While so many other sports are continuously breaking records and pushing barriers, it’s a little mind-boggling to consider that the 12-yard penalty kick was first seen in a game in 1891, and hasn’t changed since then. It was first proposed by William McCrum, a goalkeeper for Milford Everton FC in the Irish Football League, and added to the official rules on June 2, 1891. Twelve yards was the magic distance then, and still is. No matter what level you are playing at, the penalty spot is always the same distance.
There are all kinds of stats out there about the controversial penalty. A quick Google search will come up with all kinds of good stuff, from what percentage of penalty kicks are made (anywhere from 70-80% depending on whether it’s a World Cup or regular play), to where shooters have the most success (upper third of the goal), to what side shooters go to more often (the goalkeeper’s right side).
But as a goalkeeper myself, I’m more interested in the other side of penalty kicks – the coveted save. I started playing soccer in high school, so I missed the skills training that most kids get in their sport and so was never “trained” to deal with PKs. For me, it’s always been based on pure reaction.
According to a study by researchers at Brunel University in London, professional goalkeepers can successfully read where their opponent is going to shoot the ball, and guess correctly 57% of the time. But even when they picked the right direction, these keepers only saved 22% of the shots, because the shots are coming in too fast and there is too much space for the goalkeeper to cover. Based on the distance of the penalty spot (12 yards) and the average speed of a pro’s kick (~70 miles per hour), the ball gets to the goal in less than half a second. That means that goalkeepers have about 700 milliseconds to make a decision and heave their body to that spot. No wonder they say the shooter has the advantage.

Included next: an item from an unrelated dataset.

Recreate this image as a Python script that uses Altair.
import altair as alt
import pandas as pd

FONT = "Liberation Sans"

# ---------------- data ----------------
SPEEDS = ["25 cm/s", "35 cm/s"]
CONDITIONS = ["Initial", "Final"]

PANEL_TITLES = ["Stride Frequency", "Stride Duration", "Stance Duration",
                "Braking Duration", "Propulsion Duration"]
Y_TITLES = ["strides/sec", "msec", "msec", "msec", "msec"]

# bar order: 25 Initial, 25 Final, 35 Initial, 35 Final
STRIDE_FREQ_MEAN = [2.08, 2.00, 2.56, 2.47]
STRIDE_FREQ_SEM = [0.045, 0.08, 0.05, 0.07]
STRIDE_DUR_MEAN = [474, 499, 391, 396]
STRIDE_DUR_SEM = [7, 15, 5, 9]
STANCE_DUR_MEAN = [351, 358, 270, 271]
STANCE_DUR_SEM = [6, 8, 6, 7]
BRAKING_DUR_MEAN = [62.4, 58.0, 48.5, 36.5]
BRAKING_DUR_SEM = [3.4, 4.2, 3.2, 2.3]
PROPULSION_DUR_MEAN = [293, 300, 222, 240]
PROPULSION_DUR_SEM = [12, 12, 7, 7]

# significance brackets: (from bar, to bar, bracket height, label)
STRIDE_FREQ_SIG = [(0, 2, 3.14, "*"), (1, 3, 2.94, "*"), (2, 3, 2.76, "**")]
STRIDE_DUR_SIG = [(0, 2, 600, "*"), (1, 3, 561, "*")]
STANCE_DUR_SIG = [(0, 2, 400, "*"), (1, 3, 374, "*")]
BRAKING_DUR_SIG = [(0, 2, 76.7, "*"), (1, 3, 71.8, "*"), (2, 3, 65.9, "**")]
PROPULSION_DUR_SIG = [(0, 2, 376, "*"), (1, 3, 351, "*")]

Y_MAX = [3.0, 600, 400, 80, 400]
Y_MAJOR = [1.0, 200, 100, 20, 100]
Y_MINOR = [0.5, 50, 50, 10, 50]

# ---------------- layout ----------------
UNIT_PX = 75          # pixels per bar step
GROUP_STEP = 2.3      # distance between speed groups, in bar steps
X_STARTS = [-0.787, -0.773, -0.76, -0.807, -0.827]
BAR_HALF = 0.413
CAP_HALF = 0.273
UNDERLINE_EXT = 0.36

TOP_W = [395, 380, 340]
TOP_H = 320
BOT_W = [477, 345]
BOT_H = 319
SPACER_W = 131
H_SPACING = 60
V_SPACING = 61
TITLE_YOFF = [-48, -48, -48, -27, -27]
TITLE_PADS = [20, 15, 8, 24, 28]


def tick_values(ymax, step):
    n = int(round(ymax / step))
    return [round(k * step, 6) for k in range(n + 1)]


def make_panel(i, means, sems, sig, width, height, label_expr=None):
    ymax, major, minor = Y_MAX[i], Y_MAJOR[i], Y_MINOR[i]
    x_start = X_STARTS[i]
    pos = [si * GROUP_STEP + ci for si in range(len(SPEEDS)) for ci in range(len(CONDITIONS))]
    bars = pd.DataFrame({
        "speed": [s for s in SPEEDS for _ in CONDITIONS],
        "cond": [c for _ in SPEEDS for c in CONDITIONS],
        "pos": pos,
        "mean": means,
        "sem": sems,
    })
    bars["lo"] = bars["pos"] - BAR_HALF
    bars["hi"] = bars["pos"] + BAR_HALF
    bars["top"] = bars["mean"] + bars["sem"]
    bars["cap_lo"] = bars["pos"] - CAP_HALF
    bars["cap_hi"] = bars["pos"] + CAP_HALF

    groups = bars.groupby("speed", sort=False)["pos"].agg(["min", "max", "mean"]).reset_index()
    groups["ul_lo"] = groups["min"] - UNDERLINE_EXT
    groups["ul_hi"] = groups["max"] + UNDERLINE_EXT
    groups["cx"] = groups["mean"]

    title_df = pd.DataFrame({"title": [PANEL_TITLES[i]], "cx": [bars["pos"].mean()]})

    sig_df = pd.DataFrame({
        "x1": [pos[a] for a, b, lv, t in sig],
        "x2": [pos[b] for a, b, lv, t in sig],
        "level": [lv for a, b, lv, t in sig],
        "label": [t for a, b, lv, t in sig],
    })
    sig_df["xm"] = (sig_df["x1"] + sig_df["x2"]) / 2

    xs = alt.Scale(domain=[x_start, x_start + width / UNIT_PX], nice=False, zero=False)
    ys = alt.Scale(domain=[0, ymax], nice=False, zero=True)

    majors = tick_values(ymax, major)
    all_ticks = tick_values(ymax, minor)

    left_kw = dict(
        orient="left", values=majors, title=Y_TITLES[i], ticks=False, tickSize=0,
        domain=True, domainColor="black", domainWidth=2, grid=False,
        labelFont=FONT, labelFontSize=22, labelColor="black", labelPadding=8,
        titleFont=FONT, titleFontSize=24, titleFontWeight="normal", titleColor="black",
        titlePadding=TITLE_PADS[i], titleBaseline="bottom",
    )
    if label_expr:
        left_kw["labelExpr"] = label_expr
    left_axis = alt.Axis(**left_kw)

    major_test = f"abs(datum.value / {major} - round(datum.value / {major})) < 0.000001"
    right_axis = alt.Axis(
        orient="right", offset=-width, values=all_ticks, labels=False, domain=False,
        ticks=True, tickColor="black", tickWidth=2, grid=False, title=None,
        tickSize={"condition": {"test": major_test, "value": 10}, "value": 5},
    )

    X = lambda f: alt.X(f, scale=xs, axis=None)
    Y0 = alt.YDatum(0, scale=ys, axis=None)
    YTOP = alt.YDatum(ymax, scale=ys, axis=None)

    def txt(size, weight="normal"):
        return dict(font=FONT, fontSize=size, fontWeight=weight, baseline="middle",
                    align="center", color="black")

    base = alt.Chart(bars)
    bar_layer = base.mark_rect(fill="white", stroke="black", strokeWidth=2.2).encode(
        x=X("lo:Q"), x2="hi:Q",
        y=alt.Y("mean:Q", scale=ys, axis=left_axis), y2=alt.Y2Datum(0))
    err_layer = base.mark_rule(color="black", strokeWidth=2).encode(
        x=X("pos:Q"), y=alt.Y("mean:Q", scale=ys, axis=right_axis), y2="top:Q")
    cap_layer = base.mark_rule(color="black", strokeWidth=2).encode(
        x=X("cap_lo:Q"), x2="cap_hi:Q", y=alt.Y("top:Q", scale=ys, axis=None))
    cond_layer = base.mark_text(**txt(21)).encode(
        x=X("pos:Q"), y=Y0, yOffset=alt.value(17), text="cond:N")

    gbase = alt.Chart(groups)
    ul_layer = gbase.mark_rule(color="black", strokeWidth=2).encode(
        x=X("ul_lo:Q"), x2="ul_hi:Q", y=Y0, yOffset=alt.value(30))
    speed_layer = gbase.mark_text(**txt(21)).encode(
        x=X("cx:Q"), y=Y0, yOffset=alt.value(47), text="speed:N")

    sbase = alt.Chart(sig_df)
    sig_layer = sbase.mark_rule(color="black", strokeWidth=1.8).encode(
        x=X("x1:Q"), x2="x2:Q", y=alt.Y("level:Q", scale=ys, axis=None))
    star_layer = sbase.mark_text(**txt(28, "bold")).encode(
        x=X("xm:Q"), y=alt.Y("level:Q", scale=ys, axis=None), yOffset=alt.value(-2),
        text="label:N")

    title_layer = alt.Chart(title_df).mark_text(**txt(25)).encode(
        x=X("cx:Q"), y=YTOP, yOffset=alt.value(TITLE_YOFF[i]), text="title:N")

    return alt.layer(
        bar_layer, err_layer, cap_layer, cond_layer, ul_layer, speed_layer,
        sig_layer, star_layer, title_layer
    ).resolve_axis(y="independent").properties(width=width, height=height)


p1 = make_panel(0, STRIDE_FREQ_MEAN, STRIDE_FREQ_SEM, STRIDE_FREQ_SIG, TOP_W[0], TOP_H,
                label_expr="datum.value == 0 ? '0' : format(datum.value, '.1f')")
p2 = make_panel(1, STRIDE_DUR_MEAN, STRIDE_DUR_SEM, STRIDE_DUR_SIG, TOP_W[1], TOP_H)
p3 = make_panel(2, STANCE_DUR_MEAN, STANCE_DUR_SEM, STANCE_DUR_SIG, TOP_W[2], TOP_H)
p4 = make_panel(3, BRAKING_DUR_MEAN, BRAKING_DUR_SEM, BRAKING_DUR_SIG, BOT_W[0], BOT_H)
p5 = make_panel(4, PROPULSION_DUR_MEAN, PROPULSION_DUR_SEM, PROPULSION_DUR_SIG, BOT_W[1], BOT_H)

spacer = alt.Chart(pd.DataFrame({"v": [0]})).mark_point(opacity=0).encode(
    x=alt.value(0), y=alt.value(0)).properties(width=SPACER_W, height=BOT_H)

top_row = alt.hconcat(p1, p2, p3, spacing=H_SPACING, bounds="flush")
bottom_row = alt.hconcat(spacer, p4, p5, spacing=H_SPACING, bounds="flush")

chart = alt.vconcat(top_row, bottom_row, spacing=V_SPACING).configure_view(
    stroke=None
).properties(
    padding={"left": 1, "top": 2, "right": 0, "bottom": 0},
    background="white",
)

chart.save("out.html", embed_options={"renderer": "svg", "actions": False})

So how do goalkeepers EVER make a penalty save? How do you prepare yourself for a 700 millisecond decision?
Chris Sharpe, the Goalkeeper Coach of the Colorado Rapids and Rapids Youth Academy Director of Goalkeeping, explained that training a goalkeeper for penalty kicks is twofold. “At a younger age, you’re trying to tell them to look at certain things—the run up, are they left or right footed, are they opening their hips up, are they looking to one side?” Professionals, like Rapids ‘keeper Tim Howard, don’t spend training sessions working on penalty kicks. Instead, Sharpe says, “I use a lot of video. I’ll look back at a team’s last dozen PKs from two years or so and look for telltale signs. Then I give the guys 4-5 pages of notes and they’ll study it for the week.”
Stephanie Labbé, a goalkeeper on the NWSL team Washington Spirit and the 2016 Rio Olympics bronze-winning Canadian national team, also looks for cues to make what she calls an “educated guess. When I’m in goal, I try to read the type of player – is she cheeky? Is she not as confident and will just try to hammer it in with power? The biggest thing is to see what foot they are kicking with based on where they line up, then things like their hips, their eyes, timing, intensity.”
While Sharpe says that the Rapids use the same strategy whether it’s a regular game penalty or a penalty shootout, Labbé trusts her abilities to make a reaction save in a five shot series. “For a shootout, I have full confidence in my skills and athleticism, and if I stand and react, I can make at least one save out of five.”
“But everyone has a different approach,” she explains. “Some goalkeepers go late and some go extremely early. It comes with experience.”
Because penalty kicks so strongly favor the person shooting the ball, that even when the game seems to be on the line, the team doesn’t put pressure on the keeper. “There’s never any pressure on the goalkeeper,” Sharpe says. “You just hope they compose themselves, gather themselves, look at the approach, and know what to do.”
Labbé agrees. “There’s no pressure, but there’s an excitement. It’s more ‘this could be my moment. I could change this game.’ ” And she’s right. There’s that immeasurable momentum shift that can happen when a goalkeeper makes an amazing save, especially when that save is a “sure-thing” shot like a PK.
While the shooter may always have the advantage, a confident and skilled keeper will always have at least a chance of standing in the spotlight and coming up big.
And that’s what every goalkeeper lives for.